_DATASET RECORDS_:
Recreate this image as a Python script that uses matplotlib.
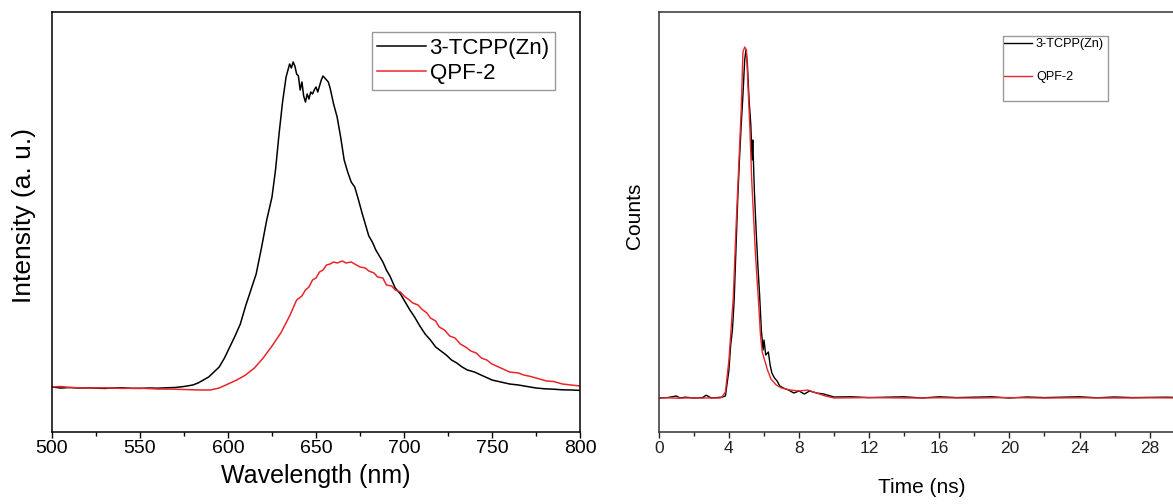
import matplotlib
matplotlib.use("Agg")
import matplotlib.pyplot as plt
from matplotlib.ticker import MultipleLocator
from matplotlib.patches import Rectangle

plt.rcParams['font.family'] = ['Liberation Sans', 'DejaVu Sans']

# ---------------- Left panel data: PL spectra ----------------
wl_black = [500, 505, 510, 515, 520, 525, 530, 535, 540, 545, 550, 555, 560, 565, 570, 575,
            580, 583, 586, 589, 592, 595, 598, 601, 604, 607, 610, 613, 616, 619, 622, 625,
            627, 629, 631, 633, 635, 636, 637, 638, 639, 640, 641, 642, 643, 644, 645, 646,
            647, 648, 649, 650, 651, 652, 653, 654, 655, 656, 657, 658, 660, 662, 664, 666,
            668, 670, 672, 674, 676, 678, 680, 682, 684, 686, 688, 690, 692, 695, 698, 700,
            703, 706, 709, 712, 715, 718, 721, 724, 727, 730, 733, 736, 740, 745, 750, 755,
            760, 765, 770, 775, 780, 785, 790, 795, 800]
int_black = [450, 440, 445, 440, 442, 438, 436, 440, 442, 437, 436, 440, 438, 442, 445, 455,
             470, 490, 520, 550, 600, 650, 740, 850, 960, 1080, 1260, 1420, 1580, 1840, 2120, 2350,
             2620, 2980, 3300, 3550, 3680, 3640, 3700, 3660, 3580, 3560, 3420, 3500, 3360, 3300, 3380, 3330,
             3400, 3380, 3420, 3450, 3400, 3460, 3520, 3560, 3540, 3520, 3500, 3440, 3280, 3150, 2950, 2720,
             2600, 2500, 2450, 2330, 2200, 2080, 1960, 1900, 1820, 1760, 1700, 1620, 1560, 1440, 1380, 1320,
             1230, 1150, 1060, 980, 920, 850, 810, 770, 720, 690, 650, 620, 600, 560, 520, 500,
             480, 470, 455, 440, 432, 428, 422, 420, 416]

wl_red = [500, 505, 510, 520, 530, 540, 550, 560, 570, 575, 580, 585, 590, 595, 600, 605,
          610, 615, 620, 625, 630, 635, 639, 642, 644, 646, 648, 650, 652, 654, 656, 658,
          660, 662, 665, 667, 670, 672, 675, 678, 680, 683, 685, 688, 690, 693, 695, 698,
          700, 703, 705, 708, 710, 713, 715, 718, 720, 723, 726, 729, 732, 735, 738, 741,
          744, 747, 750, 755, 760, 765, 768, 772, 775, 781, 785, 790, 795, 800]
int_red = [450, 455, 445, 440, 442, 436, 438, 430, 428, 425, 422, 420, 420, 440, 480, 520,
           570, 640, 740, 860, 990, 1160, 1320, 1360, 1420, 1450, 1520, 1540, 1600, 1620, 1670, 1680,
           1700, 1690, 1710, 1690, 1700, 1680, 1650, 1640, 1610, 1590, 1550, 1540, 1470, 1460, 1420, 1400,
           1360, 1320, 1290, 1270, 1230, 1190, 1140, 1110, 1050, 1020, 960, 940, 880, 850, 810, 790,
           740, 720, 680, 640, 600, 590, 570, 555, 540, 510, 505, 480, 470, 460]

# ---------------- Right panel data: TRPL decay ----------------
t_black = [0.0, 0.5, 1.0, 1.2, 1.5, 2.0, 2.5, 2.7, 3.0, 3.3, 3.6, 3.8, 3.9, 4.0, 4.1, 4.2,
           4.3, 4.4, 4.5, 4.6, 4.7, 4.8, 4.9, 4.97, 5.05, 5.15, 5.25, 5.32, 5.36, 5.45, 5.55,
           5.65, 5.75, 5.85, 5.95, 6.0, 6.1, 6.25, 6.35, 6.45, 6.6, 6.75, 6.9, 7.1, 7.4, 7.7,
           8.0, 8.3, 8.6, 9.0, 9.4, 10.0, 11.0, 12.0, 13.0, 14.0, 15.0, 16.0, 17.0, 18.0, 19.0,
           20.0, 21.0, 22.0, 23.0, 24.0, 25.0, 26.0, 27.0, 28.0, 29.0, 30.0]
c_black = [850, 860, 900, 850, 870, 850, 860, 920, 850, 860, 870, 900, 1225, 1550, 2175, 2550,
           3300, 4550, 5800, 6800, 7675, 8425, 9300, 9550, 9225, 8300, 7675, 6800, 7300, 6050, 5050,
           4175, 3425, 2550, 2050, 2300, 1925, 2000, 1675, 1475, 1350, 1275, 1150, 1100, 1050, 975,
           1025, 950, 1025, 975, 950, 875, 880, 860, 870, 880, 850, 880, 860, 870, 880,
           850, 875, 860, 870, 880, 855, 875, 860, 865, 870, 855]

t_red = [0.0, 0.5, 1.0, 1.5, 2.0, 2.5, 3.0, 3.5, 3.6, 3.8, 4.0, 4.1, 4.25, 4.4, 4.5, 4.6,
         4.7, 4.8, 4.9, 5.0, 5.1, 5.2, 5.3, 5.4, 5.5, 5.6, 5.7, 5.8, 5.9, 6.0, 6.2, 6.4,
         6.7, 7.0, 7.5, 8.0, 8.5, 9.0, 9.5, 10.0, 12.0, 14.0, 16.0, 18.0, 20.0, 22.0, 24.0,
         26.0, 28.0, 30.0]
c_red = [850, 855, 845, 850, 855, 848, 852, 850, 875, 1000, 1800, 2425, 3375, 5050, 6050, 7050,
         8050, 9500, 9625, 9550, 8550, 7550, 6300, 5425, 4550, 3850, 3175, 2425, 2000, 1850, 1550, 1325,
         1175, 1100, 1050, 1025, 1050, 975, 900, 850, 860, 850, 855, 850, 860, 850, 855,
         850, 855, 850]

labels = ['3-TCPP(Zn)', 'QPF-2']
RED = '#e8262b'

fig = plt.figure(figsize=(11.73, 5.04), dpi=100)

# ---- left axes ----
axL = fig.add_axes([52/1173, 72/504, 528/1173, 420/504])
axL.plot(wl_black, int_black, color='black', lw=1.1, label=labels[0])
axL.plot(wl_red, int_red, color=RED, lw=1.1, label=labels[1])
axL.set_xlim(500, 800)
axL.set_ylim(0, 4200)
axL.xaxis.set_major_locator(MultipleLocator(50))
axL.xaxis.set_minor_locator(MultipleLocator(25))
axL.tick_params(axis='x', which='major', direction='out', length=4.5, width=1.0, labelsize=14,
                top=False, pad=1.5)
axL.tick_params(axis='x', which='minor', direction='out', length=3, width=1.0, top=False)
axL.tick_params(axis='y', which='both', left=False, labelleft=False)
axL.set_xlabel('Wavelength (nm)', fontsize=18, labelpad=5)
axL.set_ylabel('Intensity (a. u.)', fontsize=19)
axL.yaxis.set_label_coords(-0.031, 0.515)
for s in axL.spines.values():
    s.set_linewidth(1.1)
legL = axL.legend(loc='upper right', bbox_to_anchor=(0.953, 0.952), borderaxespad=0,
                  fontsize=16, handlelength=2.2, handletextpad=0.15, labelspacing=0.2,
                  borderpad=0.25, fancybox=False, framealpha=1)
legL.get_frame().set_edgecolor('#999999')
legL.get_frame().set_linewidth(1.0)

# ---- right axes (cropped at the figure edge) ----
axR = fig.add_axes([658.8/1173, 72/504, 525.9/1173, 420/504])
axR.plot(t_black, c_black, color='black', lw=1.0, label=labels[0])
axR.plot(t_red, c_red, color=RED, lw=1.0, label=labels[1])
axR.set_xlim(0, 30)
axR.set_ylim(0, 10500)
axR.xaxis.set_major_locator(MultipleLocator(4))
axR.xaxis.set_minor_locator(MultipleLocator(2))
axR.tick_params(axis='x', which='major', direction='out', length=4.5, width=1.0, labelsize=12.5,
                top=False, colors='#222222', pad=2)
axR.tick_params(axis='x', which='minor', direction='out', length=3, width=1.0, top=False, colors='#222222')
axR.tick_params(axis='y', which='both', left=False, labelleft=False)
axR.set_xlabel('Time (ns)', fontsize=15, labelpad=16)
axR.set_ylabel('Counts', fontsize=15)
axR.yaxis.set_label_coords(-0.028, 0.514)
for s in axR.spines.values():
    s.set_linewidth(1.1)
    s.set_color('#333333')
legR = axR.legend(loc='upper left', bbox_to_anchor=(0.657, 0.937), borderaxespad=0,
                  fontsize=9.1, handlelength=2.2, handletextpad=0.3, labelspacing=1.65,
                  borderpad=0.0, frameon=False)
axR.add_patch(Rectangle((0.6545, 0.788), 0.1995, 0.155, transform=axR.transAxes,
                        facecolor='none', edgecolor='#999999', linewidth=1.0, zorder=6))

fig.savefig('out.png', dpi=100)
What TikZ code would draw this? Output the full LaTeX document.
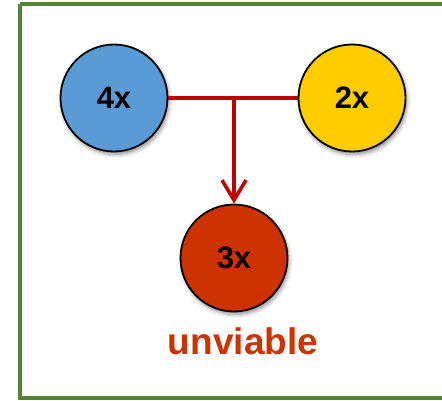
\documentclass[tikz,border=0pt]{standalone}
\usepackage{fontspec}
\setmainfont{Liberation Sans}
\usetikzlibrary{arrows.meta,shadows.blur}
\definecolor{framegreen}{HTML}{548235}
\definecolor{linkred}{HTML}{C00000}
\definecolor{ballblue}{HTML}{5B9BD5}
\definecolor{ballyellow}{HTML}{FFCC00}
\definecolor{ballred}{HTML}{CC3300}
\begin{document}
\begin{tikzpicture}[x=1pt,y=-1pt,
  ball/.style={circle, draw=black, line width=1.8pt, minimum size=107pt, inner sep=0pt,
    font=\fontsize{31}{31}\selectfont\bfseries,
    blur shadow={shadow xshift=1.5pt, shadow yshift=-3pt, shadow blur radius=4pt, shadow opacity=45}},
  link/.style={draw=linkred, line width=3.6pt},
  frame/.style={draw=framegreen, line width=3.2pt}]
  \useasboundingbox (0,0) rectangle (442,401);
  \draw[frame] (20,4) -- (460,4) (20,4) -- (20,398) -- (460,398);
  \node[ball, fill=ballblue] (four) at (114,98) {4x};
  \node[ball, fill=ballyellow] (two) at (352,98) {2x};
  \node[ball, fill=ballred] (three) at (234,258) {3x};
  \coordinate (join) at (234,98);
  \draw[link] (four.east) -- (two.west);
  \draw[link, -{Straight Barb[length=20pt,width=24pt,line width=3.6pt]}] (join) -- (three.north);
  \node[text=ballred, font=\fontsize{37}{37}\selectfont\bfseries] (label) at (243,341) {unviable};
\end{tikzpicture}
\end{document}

_TASK DIRECTIONS_:
Leave out the pictures, and extract exactly the lines from the one with "What TikZ code" through the end of the records, both ends included.

_TASK RESULT_:
What TikZ code would draw this? Output the full LaTeX document.
\documentclass[tikz,border=0pt]{standalone}
\usepackage{fontspec}
\setmainfont{Liberation Sans}
\usetikzlibrary{arrows.meta,shadows.blur}
\definecolor{framegreen}{HTML}{548235}
\definecolor{linkred}{HTML}{C00000}
\definecolor{ballblue}{HTML}{5B9BD5}
\definecolor{ballyellow}{HTML}{FFCC00}
\definecolor{ballred}{HTML}{CC3300}
\begin{document}
\begin{tikzpicture}[x=1pt,y=-1pt,
  ball/.style={circle, draw=black, line width=1.8pt, minimum size=107pt, inner sep=0pt,
    font=\fontsize{31}{31}\selectfont\bfseries,
    blur shadow={shadow xshift=1.5pt, shadow yshift=-3pt, shadow blur radius=4pt, shadow opacity=45}},
  link/.style={draw=linkred, line width=3.6pt},
  frame/.style={draw=framegreen, line width=3.2pt}]
  \useasboundingbox (0,0) rectangle (442,401);
  \draw[frame] (20,4) -- (460,4) (20,4) -- (20,398) -- (460,398);
  \node[ball, fill=ballblue] (four) at (114,98) {4x};
  \node[ball, fill=ballyellow] (two) at (352,98) {2x};
  \node[ball, fill=ballred] (three) at (234,258) {3x};
  \coordinate (join) at (234,98);
  \draw[link] (four.east) -- (two.west);
  \draw[link, -{Straight Barb[length=20pt,width=24pt,line width=3.6pt]}] (join) -- (three.north);
  \node[text=ballred, font=\fontsize{37}{37}\selectfont\bfseries] (label) at (243,341) {unviable};
\end{tikzpicture}
\end{document}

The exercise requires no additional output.